- MATERIAL FOR THIS TASK -
%%
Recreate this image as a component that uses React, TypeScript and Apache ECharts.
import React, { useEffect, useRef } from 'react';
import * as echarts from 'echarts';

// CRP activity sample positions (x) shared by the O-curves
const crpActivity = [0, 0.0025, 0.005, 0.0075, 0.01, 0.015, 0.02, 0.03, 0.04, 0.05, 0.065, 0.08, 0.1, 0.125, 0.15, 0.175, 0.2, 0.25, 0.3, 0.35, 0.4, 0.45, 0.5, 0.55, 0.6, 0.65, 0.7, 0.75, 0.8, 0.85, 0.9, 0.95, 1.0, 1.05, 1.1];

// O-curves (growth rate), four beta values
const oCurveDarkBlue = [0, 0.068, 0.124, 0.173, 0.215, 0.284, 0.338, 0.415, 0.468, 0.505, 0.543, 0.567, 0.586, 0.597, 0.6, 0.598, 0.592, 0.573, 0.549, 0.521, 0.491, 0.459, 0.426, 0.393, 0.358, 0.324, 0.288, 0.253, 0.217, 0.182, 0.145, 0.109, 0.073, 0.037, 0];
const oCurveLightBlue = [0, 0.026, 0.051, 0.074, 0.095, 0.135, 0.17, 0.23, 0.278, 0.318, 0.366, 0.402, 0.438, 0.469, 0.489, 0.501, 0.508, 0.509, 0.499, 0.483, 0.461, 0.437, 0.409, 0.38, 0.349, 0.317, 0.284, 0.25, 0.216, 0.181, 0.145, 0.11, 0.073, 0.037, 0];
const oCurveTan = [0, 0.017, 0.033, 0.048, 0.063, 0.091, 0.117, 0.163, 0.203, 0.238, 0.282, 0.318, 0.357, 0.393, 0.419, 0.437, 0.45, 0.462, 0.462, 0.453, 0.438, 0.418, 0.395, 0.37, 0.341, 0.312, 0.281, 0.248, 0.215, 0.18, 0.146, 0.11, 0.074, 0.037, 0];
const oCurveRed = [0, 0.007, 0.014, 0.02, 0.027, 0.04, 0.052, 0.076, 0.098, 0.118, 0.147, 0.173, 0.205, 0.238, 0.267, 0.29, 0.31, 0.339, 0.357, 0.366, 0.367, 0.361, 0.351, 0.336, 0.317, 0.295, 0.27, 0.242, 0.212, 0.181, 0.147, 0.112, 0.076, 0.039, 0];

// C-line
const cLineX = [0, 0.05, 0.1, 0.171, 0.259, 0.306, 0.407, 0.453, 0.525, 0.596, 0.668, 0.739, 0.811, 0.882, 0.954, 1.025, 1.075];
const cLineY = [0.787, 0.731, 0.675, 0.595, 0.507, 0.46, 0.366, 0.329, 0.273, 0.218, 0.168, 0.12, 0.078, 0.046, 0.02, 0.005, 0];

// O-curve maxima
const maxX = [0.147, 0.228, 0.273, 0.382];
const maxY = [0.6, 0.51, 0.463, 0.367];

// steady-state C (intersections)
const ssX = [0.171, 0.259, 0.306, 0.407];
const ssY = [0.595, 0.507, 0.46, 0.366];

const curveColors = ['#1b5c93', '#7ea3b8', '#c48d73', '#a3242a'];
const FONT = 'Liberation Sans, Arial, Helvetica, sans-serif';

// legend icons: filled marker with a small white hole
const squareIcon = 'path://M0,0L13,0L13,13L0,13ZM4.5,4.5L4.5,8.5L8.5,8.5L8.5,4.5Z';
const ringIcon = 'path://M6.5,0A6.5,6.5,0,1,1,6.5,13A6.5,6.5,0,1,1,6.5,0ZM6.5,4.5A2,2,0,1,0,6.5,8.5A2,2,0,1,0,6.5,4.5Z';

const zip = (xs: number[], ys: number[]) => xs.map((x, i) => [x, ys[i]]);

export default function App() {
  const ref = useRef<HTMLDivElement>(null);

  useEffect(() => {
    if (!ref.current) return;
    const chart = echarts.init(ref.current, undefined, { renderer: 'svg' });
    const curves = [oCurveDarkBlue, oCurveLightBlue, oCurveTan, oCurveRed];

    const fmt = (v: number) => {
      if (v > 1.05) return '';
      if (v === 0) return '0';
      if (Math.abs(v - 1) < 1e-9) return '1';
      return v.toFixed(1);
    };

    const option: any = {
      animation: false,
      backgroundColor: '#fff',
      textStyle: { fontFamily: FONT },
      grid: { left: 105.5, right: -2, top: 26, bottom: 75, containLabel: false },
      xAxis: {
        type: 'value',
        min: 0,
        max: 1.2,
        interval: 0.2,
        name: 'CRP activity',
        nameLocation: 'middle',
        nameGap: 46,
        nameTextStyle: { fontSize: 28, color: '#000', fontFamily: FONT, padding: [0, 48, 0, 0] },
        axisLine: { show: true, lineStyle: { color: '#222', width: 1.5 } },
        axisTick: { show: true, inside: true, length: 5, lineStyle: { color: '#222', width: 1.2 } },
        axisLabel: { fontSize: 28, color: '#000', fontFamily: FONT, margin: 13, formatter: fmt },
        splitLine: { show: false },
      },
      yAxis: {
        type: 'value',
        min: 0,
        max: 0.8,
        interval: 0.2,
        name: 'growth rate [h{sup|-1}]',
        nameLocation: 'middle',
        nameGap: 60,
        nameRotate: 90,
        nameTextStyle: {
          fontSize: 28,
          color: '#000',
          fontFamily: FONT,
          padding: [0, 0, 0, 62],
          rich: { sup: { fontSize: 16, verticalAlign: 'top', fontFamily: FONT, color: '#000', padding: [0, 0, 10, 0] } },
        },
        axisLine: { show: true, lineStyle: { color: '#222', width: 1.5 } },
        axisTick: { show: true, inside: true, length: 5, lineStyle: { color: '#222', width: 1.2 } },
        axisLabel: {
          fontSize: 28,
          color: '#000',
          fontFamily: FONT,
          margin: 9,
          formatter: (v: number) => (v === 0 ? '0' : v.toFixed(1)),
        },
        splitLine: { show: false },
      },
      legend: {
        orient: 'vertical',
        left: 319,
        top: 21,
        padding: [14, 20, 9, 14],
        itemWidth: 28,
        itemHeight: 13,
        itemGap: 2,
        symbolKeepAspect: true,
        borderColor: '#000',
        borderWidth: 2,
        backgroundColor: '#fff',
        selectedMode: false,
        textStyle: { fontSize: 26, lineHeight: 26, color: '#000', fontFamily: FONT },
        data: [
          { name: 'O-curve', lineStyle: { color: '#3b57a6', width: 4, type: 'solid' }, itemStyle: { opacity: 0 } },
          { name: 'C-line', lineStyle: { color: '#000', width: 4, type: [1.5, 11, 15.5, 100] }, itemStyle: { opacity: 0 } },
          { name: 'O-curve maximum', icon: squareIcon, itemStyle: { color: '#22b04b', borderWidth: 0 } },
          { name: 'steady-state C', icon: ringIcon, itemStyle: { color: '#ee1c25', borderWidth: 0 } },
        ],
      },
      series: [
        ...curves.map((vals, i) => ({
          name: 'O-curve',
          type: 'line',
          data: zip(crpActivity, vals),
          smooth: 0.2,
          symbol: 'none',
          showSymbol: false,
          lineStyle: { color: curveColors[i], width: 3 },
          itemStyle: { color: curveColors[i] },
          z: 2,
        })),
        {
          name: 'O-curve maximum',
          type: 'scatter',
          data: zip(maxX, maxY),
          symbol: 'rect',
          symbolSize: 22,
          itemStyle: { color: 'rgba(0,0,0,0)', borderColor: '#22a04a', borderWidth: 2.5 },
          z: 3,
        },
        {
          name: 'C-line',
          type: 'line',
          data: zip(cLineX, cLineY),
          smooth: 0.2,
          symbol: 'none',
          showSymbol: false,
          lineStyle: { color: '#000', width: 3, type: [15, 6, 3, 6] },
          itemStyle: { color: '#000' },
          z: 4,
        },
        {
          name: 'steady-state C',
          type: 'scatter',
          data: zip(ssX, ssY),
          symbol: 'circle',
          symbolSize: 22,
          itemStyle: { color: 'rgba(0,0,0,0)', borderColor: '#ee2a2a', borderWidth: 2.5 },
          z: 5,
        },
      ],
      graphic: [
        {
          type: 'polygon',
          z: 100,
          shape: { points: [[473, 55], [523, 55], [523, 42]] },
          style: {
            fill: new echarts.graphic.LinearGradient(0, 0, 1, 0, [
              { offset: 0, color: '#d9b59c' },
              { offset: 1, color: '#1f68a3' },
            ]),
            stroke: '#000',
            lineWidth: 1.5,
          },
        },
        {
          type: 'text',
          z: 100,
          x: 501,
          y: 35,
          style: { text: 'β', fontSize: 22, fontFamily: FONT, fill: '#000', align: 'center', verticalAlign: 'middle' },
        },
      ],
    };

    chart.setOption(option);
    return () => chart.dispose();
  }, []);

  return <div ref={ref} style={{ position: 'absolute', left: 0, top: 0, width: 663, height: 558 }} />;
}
%%
%%
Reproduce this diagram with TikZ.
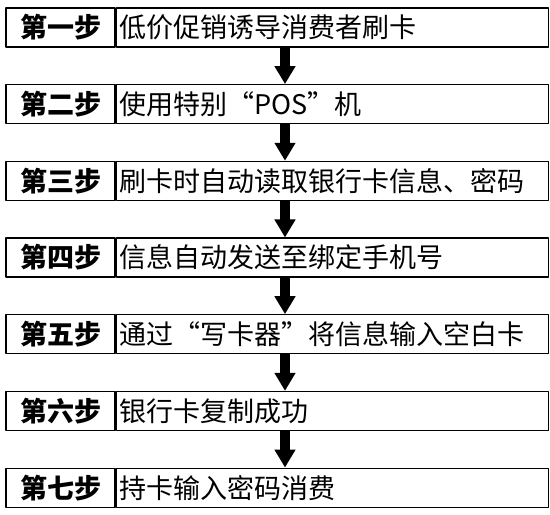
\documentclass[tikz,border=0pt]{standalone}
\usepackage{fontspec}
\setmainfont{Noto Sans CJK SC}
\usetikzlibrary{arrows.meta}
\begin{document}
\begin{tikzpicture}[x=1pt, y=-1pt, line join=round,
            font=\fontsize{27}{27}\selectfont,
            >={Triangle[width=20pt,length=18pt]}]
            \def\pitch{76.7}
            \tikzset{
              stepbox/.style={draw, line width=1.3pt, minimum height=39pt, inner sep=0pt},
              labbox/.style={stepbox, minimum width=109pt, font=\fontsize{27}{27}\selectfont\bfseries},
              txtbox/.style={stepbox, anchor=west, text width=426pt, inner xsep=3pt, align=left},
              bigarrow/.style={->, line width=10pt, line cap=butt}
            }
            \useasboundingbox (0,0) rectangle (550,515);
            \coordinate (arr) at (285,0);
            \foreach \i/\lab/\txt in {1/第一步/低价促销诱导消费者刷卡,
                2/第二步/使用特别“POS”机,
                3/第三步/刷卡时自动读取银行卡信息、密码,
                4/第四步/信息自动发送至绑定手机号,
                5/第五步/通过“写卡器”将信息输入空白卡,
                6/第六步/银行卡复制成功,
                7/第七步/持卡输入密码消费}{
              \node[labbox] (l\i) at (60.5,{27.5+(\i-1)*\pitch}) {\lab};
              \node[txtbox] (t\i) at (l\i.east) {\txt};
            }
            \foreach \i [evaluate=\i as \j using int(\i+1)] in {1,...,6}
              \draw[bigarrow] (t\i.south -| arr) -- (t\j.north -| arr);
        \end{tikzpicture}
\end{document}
%%
- WHAT TO WORK ON -
Retype, word for word, every line from the line with "Recreate this image" to the line with "import * as echarts from 'echarts';", inclusive. Add nothing.

- WRITTEN SOLUTION -
Recreate this image as a component that uses React, TypeScript and Apache ECharts.
import React, { useEffect, useRef } from 'react';
import * as echarts from 'echarts';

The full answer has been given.